Part of the responsibility of churches is to teach. As a pastor who formerly practiced baby dedications, my own experience was that I would spend more time explaining what the ceremony was not than I would actually praying for the child and parents. The reason for this was who came to the ceremony. Generally it would be the family and friends of the parents, many of whom were unbelievers or who came from churches where infant baptism was practiced. In order to ensure they understood we were not ushering the child into some kind of safety net for babies we would go to great lengths to explain this was more a ceremony of accountability for the parents to fulfill their biblical parenting obligations than it was of anything to do with the child. Is it incorrect to publicly pray for a newborn child?  Not for a second. We want to receive children in the spirit with which Jesus held them and blessed them.  However, we feel that it is important to express this love in a way that is consistent with the Word and does not mislead any (the parents, the relatives and friends, the church and even, later on, the child himself).

Is Holding a Child Dedication Service a Sin?

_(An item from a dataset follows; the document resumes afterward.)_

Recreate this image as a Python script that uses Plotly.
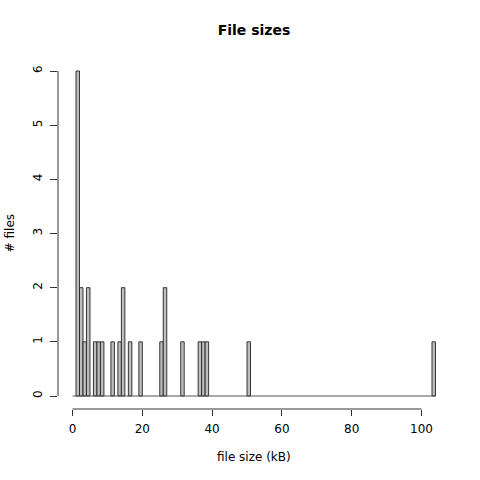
import plotly.graph_objects as go

# histogram of file sizes, 1 kB bins from 0 to 104
bin_left = [1, 2, 3, 4, 6, 7, 8, 11, 13, 14, 16, 19, 25, 26, 31, 36, 37, 38, 50, 103]
counts = [6, 2, 1, 2, 1, 1, 1, 1, 1, 2, 1, 1, 1, 2, 1, 1, 1, 1, 1, 1]
break_min, break_max = 0, 104
bin_width = 1

x_ticks = [0, 20, 40, 60, 80, 100]
y_ticks = [0, 1, 2, 3, 4, 5, 6]

font = "DejaVu Sans"

fig = go.Figure()

# zero-height bins show up as a flat line along the bottom
fig.add_trace(go.Scatter(x=[break_min, break_max], y=[0, 0], mode="lines",
                         line=dict(color="#555555", width=1), hoverinfo="skip"))

fig.add_trace(go.Bar(x=[b + bin_width / 2 for b in bin_left], y=counts, width=bin_width,
                     marker=dict(color="#BEBEBE", line=dict(color="#222222", width=0.9))))

xr = [break_min - 0.04 * (break_max - break_min), break_max + 0.04 * (break_max - break_min)]
yr = [-0.04 * max(y_ticks), max(y_ticks) * 1.04]

fig.update_layout(
    width=480, height=480,
    margin=dict(l=58, r=30, t=58, b=71),
    plot_bgcolor="white", paper_bgcolor="white",
    showlegend=False,
    font=dict(family=font, size=12, color="black"),
    title=dict(text="<b>File sizes</b>", x=254 / 480, xanchor="center",
               y=1 - 30 / 480, yanchor="middle", font=dict(size=14)),
    xaxis=dict(range=xr, tickvals=x_ticks, ticks="outside", ticklen=6,
               tickcolor="#333333", showgrid=False, zeroline=False, showline=False,
               ticklabelstandoff=3),
    yaxis=dict(range=yr, tickvals=y_ticks, ticks="outside", ticklen=7, tickangle=-90,
               tickcolor="#333333", showgrid=False, zeroline=False, showline=False,
               ticklabelstandoff=3),
    shapes=[
        dict(type="line", xref="x", yref="paper", x0=x_ticks[0], x1=x_ticks[-1], y0=0, y1=0,
             line=dict(color="#333333", width=1)),
        dict(type="line", xref="paper", yref="y", x0=0, x1=0, y0=y_ticks[0], y1=y_ticks[-1],
             line=dict(color="#333333", width=1)),
    ],
    annotations=[
        dict(text="file size (kB)", xref="paper", yref="paper", x=0.5, y=-48 / 351,
             yanchor="middle", showarrow=False),
        dict(text="# files", xref="paper", yref="paper", x=-48 / 391, y=0.5,
             xanchor="center", textangle=-90, showarrow=False),
    ],
)

# drop the default page margin so the figure sits at the window's corner
fig.write_html("out.html", config={"displayModeBar": False},
               post_script="document.body.style.margin='0';")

Not if it is accompanied with correct teaching and those in attendance are not led to believe it means anything more than simply praying for the Lord’s blessing on the child’s life and the parents’ parenting.  It is a sin, however, if it pretends to be ushering the infant into some kind of special relationship with the Lord that He never promised.
The line between what is taught and what is perceived, however, is not always easy to keep sharp.  Therefore, since omitting such a service would not be a sin, and would certainly keep anyone from misunderstanding, it might be better for all churches to stop having them.